RIO DE JANEIRO - Já passei por muitos horários de verão e até hoje não sei se adoro ou detesto a mudança do meu fuso horário, embora a questão transcenda aos fusos e parafusos terrestres.
Pessoalmente, sou cumpridor de horários, aprecio saber a hora de as coisas acontecerem, hábito adquirido no seminário, o sino tocava e a gente sabia que era hora de estudar, brincar, rezar, dormir, acordar. O tempo rendia mais e melhor.
Havia uma piada sobre os frades de determinada ordem, que acordavam mais cedo do que os demais: eles tinham mais tempo para não fazer nada. Era mais ou menos por aí que eu me submetia aos horários, sempre me sobrava um tempo para ficar sozinho comigo mesmo.
No Rio, a mudança de horário funciona. No final da tarde, ainda há bastante sol e vontade de dar um mergulho. A água está menos fria, o céu mais doce, bom tomar um chope, beber água de coco. Numa cidade do interior, o dia parece ficar mais comprido, mas aí vem a piada dos frades que acordam mais cedo: sobra mais tempo para o nada.
Já me explicaram mil vezes a vantagem do horário de verão: economiza energia, evita sobrecarga nas linhas. Mesmo assim, é com raiva que adianto os relógios e mais raiva ainda quando, meses depois, sou obrigado a atrasá-los. Lembro outra piada: um gato botou um ovo na fronteira do Peru com a China, o gatinho que nascer será peruano ou chinês?

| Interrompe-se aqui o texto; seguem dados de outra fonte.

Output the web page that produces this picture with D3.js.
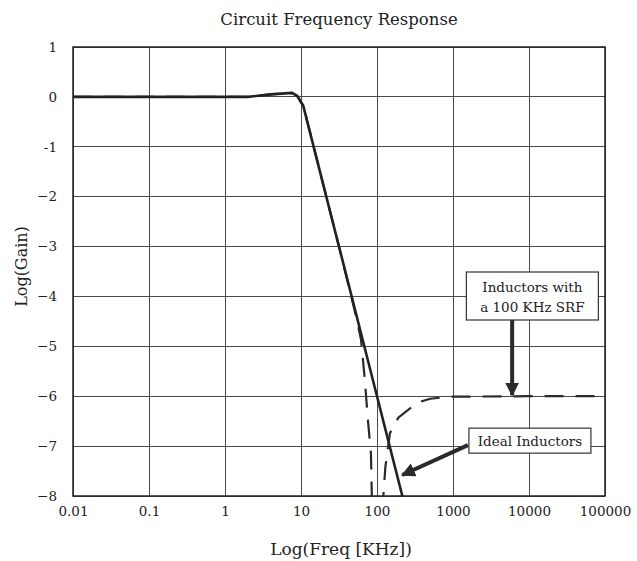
<!DOCTYPE html>
<html>
<head>
<meta charset="utf-8">
<script src="https://cdn.jsdelivr.net/npm/d3@7"></script>
<style>
  body { margin: 0; background: #fff; }
  svg { font-family: "DejaVu Serif", "Liberation Serif", serif; }
  .grid line { stroke: #4a4a4a; stroke-width: 1; shape-rendering: crispEdges; }
</style>
</head>
<body>
<div id="chart"></div>
<script>
// frequency ticks (KHz) and gain ticks
const freqTicks = [0.01, 0.1, 1, 10, 100, 1000, 10000, 100000];
const freqLabels = ["0.01", "0.1", "1", "10", "100", "1000", "10000", "100000"];
const gainTicks = [1, 0, -1, -2, -3, -4, -5, -6, -7, -8];
const gainLabels = ["1", "0", "-1", "\u22122", "\u22123", "\u22124", "\u22125", "\u22126", "\u22127", "\u22128"];

// ideal inductors: [log10(freq KHz), log(gain)]
const idealLogF = [-2, -1, 0, 0.3, 0.6, 0.88, 0.95, 1.03, 1.1, 1.5, 2.0, 2.34];
const idealGain = [0, 0, 0, 0, 0.05, 0.08, 0.02, -0.18, -0.6, -3.0, -6.0, -8.04];

// inductors with 100 KHz SRF (null = notch, off the chart)
const srfLogF = [-2, -1, 0, 0.3, 0.6, 0.88, 0.95, 1.03, 1.1, 1.5, 1.67, 1.74, 1.79, 1.84, 1.88, 1.92, 1.94, 2.0, 2.07, 2.11, 2.17, 2.28, 2.53, 2.7, 2.96, 4, 5];
const srfGain = [0, 0, 0, 0, 0.05, 0.08, 0.02, -0.18, -0.6, -3.0, -4.05, -4.5, -4.87, -5.67, -6.47, -7.14, -8.6, null, -8.3, -7.42, -6.74, -6.43, -6.13, -6.05, -6.01, -6.0, -6.0];

const width = 637, height = 561;
const margin = { top: 47, right: 32, bottom: 65, left: 73 };

const svg = d3.select("#chart").append("svg")
    .attr("width", width)
    .attr("height", height);

const xScale = d3.scaleLog()
    .domain([0.01, 100000])
    .range([margin.left, width - margin.right]);

const yScale = d3.scaleLinear()
    .domain([-8, 1])
    .range([height - margin.bottom, margin.top]);

svg.append("defs").append("clipPath").attr("id", "plotClip")
  .append("rect")
    .attr("x", margin.left).attr("y", margin.top)
    .attr("width", xScale.range()[1] - margin.left)
    .attr("height", yScale.range()[0] - margin.top);

const marker = svg.select("defs").append("marker")
    .attr("id", "head")
    .attr("viewBox", "0 0 10 10")
    .attr("refX", 9).attr("refY", 5)
    .attr("markerUnits", "userSpaceOnUse")
    .attr("markerWidth", 14).attr("markerHeight", 14)
    .attr("orient", "auto");
marker.append("path").attr("d", "M0,0 L10,5 L0,10 z").attr("fill", "#2a2a2a");

// grid
const grid = svg.append("g").attr("class", "grid");
grid.selectAll(".vx").data(freqTicks).join("line")
    .attr("x1", d => xScale(d)).attr("x2", d => xScale(d))
    .attr("y1", yScale(1)).attr("y2", yScale(-8));
grid.selectAll(".hy").data(gainTicks).join("line")
    .attr("x1", xScale(0.01)).attr("x2", xScale(100000))
    .attr("y1", d => yScale(d)).attr("y2", d => yScale(d));

svg.append("rect")
    .attr("x", margin.left).attr("y", margin.top)
    .attr("width", xScale.range()[1] - margin.left)
    .attr("height", yScale.range()[0] - margin.top)
    .attr("fill", "none").attr("stroke", "#222").attr("stroke-width", 1.5);

// axes
const xAxis = d3.axisBottom(xScale)
    .tickValues(freqTicks)
    .tickFormat((d, i) => freqLabels[i])
    .tickSize(0).tickPadding(10);
svg.append("g")
    .attr("transform", `translate(0,${yScale(-8)})`)
    .call(xAxis)
    .call(g => g.select(".domain").remove())
    .selectAll("text")
    .attr("font-family", "DejaVu Serif").attr("font-size", 13.5).attr("fill", "#222");

const yAxis = d3.axisLeft(yScale)
    .tickValues(gainTicks)
    .tickFormat((d, i) => gainLabels[i])
    .tickSize(0).tickPadding(16);
svg.append("g")
    .attr("transform", `translate(${margin.left},0)`)
    .call(yAxis)
    .call(g => g.select(".domain").remove())
    .selectAll("text")
    .attr("font-family", "DejaVu Serif").attr("font-size", 13.5).attr("fill", "#222");

// curves
const line = d3.line()
    .defined(d => d[1] !== null)
    .x(d => xScale(Math.pow(10, d[0])))
    .y(d => yScale(d[1]));

const plot = svg.append("g").attr("clip-path", "url(#plotClip)");

plot.append("path")
    .datum(srfLogF.map((f, i) => [f, srfGain[i]]))
    .attr("d", line)
    .attr("fill", "none")
    .attr("stroke", "#2a2a2a")
    .attr("stroke-width", 2.2)
    .attr("stroke-dasharray", "19,12");

plot.append("path")
    .datum(idealLogF.map((f, i) => [f, idealGain[i]]))
    .attr("d", line)
    .attr("fill", "none")
    .attr("stroke", "#222")
    .attr("stroke-width", 2.6);

// annotations
const box1 = { x: xScale(1500), y: yScale(-3.51), w: 132, h: 48 };
svg.append("rect")
    .attr("x", box1.x).attr("y", box1.y).attr("width", box1.w).attr("height", box1.h)
    .attr("fill", "#fff").attr("stroke", "#333").attr("stroke-width", 1.2);
svg.append("text").attr("x", box1.x + box1.w / 2).attr("y", box1.y + 20)
    .attr("text-anchor", "middle").attr("font-size", 13.5).attr("fill", "#222")
    .text("Inductors with");
svg.append("text").attr("x", box1.x + box1.w / 2).attr("y", box1.y + 40)
    .attr("text-anchor", "middle").attr("font-size", 13.5).attr("fill", "#222")
    .text("a 100 KHz SRF");
svg.append("line")
    .attr("x1", xScale(6000)).attr("y1", box1.y + box1.h)
    .attr("x2", xScale(6000)).attr("y2", yScale(-6) - 1)
    .attr("stroke", "#2a2a2a").attr("stroke-width", 4)
    .attr("marker-end", "url(#head)");

const box2 = { x: xScale(1620), y: yScale(-6.64), w: 122, h: 25 };
svg.append("rect")
    .attr("x", box2.x).attr("y", box2.y).attr("width", box2.w).attr("height", box2.h)
    .attr("fill", "#fff").attr("stroke", "#333").attr("stroke-width", 1.2);
svg.append("text").attr("x", box2.x + box2.w / 2).attr("y", box2.y + 18)
    .attr("text-anchor", "middle").attr("font-size", 13.5).attr("fill", "#222")
    .text("Ideal Inductors");
svg.append("line")
    .attr("x1", box2.x - 1).attr("y1", box2.y + 17)
    .attr("x2", xScale(215)).attr("y2", yScale(-7.58))
    .attr("stroke", "#2a2a2a").attr("stroke-width", 4)
    .attr("marker-end", "url(#head)");

// titles
svg.append("text")
    .attr("x", 339).attr("y", 25)
    .attr("text-anchor", "middle").attr("font-size", 16.5).attr("fill", "#222")
    .text("Circuit Frequency Response");

svg.append("text")
    .attr("x", 341).attr("y", 555)
    .attr("text-anchor", "middle").attr("font-size", 17).attr("fill", "#222")
    .text("Log(Freq [KHz])");

svg.append("text")
    .attr("transform", `translate(27,${yScale(-3.4)}) rotate(-90)`)
    .attr("text-anchor", "middle").attr("font-size", 16).attr("fill", "#222")
    .text("Log(Gain)");
</script>
</body>
</html>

Nem uma coisa nem outra. Gato não bota ovo e o Peru não tem fronteiras com a China. Se eu morresse aos dez minutos do último domingo, teria morrido num sábado? Nasci num domingo e uma cigana já me garantiu que morreria em outro. Essa terra-de-ninguém no tempo é mais angustiante que a terra-de-ninguém no espaço. Se brincadeira tem hora, morrer também deve ter a sua hora. E de hora em hora Deus piora.